UFCW Canada

UFCW Canada

May 24, 2012 14:12 ET

Blacklisting allegations centre of community trial at Vancouver's Mexico consulate

Street theatre trial finds Mexico and its Vancouver consulate guilty of blacklisting migrant workers suspected of being union sympathizers

VANCOUVER, BRITISH COLUMBIA--(Marketwire - May 24, 2012) - The courtroom was the doorstep of Vancouver's Mexico consulate, as dozens of AWA and UFCW Canada activists and community allies assembled Wednesday for a community trial and protest. While the street theatre event was peaceful, the charges themselves were very serious: that Mexico and its Vancouver consulate colluded with some B.C. agriculture operations to blacklist Mexican migrant workers suspected of being union sympathizers (for background go to www.ufcw.ca/stoptheblacklist).

Acting as the community advocate for the workers was Raj Chouhan, the NDP MLA for Burnaby-Edmonds. "The Mexican Consulate of Vancouver has a practice of giving the workers 'workshops' when they arrive in Canada, telling them that if they complain about their working conditions, or speak to anybody other than their employers they will lose their jobs," Chouhan outlined to the community jury. The presentation was based on worker testimony presented earlier this spring to the BC Labour Relations Board (BCLRB).

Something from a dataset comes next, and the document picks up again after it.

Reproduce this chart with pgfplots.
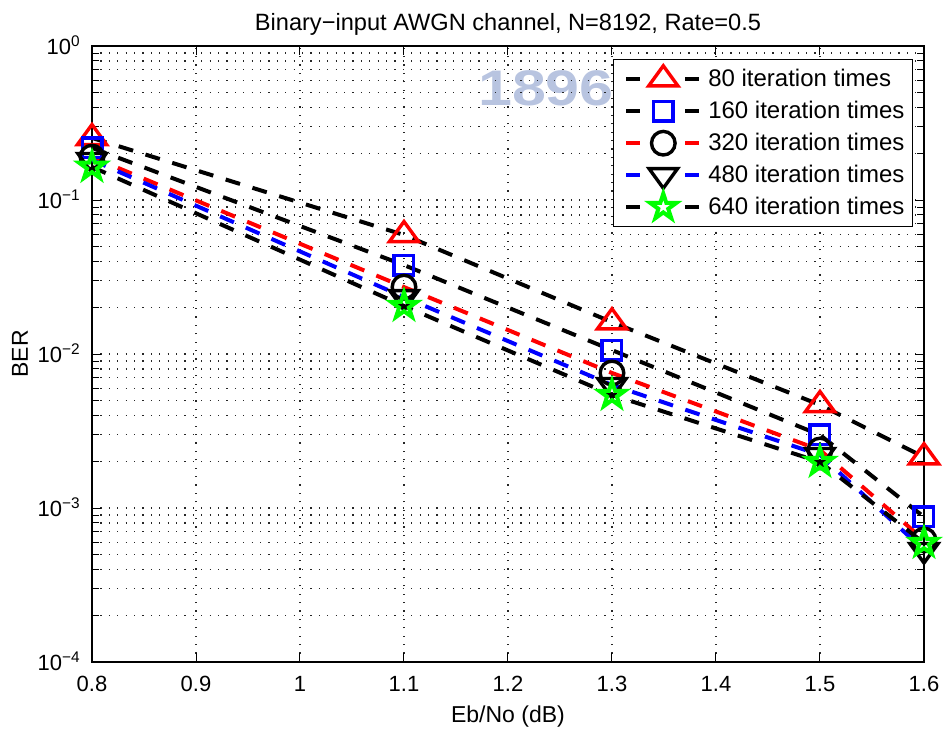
\documentclass[border=0pt]{standalone}
\usepackage{fontspec}
\setmainfont{Liberation Sans}
\usepackage{pgfplots}
\pgfplotsset{compat=1.18}

\definecolor{wm}{RGB}{184,196,224}
\definecolor{mgreen}{RGB}{0,255,0}

% outlined five-pointed star (pentagram) marker
\pgfdeclareplotmark{pentagram}{%
  \pgfpathmoveto{\pgfqpointpolar{90}{\pgfplotmarksize}}%
  \pgfpathlineto{\pgfqpointpolar{126}{0.382\pgfplotmarksize}}%
  \pgfpathlineto{\pgfqpointpolar{162}{\pgfplotmarksize}}%
  \pgfpathlineto{\pgfqpointpolar{198}{0.382\pgfplotmarksize}}%
  \pgfpathlineto{\pgfqpointpolar{234}{\pgfplotmarksize}}%
  \pgfpathlineto{\pgfqpointpolar{270}{0.382\pgfplotmarksize}}%
  \pgfpathlineto{\pgfqpointpolar{306}{\pgfplotmarksize}}%
  \pgfpathlineto{\pgfqpointpolar{342}{0.382\pgfplotmarksize}}%
  \pgfpathlineto{\pgfqpointpolar{18}{\pgfplotmarksize}}%
  \pgfpathlineto{\pgfqpointpolar{54}{0.382\pgfplotmarksize}}%
  \pgfpathclose
  \pgfusepathqstroke
}

\begin{document}
\begin{tikzpicture}
\path[use as bounding box] (-46pt,-33pt) rectangle (427pt,331pt);

% faint seal in the background
\node[text=wm, font=\fontsize{25}{30}\selectfont\bfseries, xscale=1.22] at (227pt,287pt) {1896};

\begin{axis}[
  at={(0pt,0pt)}, anchor=south west,
  scale only axis, width=416pt, height=308pt,
  ymode=log,
  xmin=0.8, xmax=1.6, ymin=1e-4, ymax=1,
  xtick={0.8,0.9,1,1.1,1.2,1.3,1.4,1.5,1.6},
  xticklabels={0.8,0.9,1,1.1,1.2,1.3,1.4,1.5,1.6},
  ytick={1e-4,1e-3,1e-2,1e-1,1},
  yticklabels={10\textsuperscript{−4},10\textsuperscript{−3},10\textsuperscript{−2},10\textsuperscript{−1},10\textsuperscript{0}},
  minor ytick={2e-4,3e-4,4e-4,5e-4,6e-4,7e-4,8e-4,9e-4,
               2e-3,3e-3,4e-3,5e-3,6e-3,7e-3,8e-3,9e-3,
               2e-2,3e-2,4e-2,5e-2,6e-2,7e-2,8e-2,9e-2,
               2e-1,3e-1,4e-1,5e-1,6e-1,7e-1,8e-1,9e-1},
  xmajorgrids, ymajorgrids, yminorgrids,
  grid style={black!85, line width=0.6pt, dash pattern=on 0.6pt off 3.6pt},
  minor grid style={black!85, line width=0.6pt, dash pattern=on 0.6pt off 3.6pt},
  axis line style={line width=0.85pt},
  tick style={black, line width=0.5pt},
  major tick length=4.5pt, minor tick length=3.5pt,
  tick align=inside,
  xticklabel style={font=\fontsize{11}{13}\selectfont, inner sep=0pt, anchor=base, yshift=-14.5pt},
  yticklabel style={font=\fontsize{11}{13}\selectfont, inner sep=0pt, anchor=base east, xshift=-5.5pt, yshift=-4.3pt},
  title={Binary−input AWGN channel, N=8192, Rate=0.5},
  title style={font=\fontsize{11.8}{14}\selectfont, at={(0.5,1)}, anchor=base, yshift=1.5pt, inner sep=0pt},
  xlabel={Eb/No (dB)},
  xlabel style={font=\fontsize{11.5}{14}\selectfont, at={(0.5,0)}, anchor=base, yshift=-30pt, inner sep=0pt},
  ylabel={BER},
  ylabel style={font=\fontsize{11.5}{14}\selectfont, at={(0,0.5)}, anchor=base, yshift=32pt, inner sep=0pt},
  every axis plot/.append style={line width=2pt, dash pattern=on 7.5pt off 6.5pt},
  legend image code/.code={
    \path[draw=none, fill=none] (-2.5pt,-7pt) rectangle (41pt,7pt);
    \draw[#1,solid] (0pt,0pt) -- (7pt,0pt);
    \draw[#1,solid] (29.5pt,0pt) -- (36.5pt,0pt);
    \draw[#1] plot coordinates {(18.5pt,0pt)};
  },
  legend style={at={(axis description cs:0.9868,0.9789)}, anchor=north east,
    draw=black, line width=0.6pt, fill=white,
    inner xsep=4pt, inner ysep=2.8pt,
    font=\fontsize{12}{14}\selectfont,
    nodes={inner sep=0pt}, row sep=2pt},
  legend cell align=left,
]

\addplot[black, mark=triangle, mark size=6.7pt,
  mark options={solid, red, xscale=1.26, line width=1.7pt}]
  coordinates {(0.8,0.253) (1.1,0.0593) (1.3,0.0161) (1.5,0.00467) (1.6,0.00214)};
\addlegendentry{80 iteration times}

\addplot[black, mark=square, mark size=4.9pt,
  mark options={solid, blue, line width=1.7pt}]
  coordinates {(0.8,0.218) (1.1,0.0378) (1.3,0.0106) (1.5,0.00298) (1.6,0.000875)};
\addlegendentry{160 iteration times}

\addplot[red, mark=o, mark size=5.9pt,
  mark options={solid, black, line width=1.7pt}]
  coordinates {(0.8,0.190) (1.1,0.0272) (1.3,0.00753) (1.5,0.00238) (1.6,0.00062)};
\addlegendentry{320 iteration times}

\addplot[blue, mark=triangle, mark size=6.5pt,
  mark options={solid, black, rotate=180, xscale=1.26, line width=1.7pt}]
  coordinates {(0.8,0.182) (1.1,0.0234) (1.3,0.00629) (1.5,0.00221) (1.6,0.000534)};
\addlegendentry{480 iteration times}

\addplot[black, mark=pentagram, mark size=6.8pt,
  mark options={solid, mgreen, line width=2pt, miter limit=4}]
  coordinates {(0.8,0.164) (1.1,0.0205) (1.3,0.00542) (1.5,0.00199) (1.6,0.000593)};
\addlegendentry{640 iteration times}

\end{axis}
\end{tikzpicture}
\end{document}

The community jury also heard of other evidence brought to the BCLRB. It indicated blacklisting activity by Mexico and its Vancouver consulate of Mexican migrant workers suspected of being union sympathizers at two B.C. agriculture operations where workers voted to unionize with UFCW Canada Local 1518. The character acting as the defense lawyer for Mexico and its Vancouver consulate explained to the jury that, "my client's concern is mostly to be in good terms with Canadians. My client just wants to make sure that Canada gets the workers they need, and that they are cheap and obedient."

The defense failed to move the jury. At the end of the trial, the community jury's proclamation found that, "the Mexican Consulate must be held accountable to stop the blacklisting of Mexican temporary workers and Mexican officials must be brought to justice."

The proclamation was then carried in and hand-delivered to the consulate office by Jim Sinclair, president of the British Columbia Federation of Labour, and Raúl Gatica and Gil Aguilar of the Agriculture Workers Alliance (AWA).

As for the outcome of the actual BCLRB hearings, Mexico has temporarily blocked proceedings at the labour board. During the BCLRB hearings earlier this spring, Mexico argued the allegations against it cannot be judged because of its claim of sovereign immunity. The BCLRB hearings into the blacklisting charges have been stayed, pending a ruling on the sovereign immunity issue by the Supreme Court of British Columbia.

THE B.C. SUPREME COURT WILL COMMENCE HEARINGS ON MEXICO'S CLAIM OF SOVEREIGN IMMUNITY ON MONDAY, MAY 28.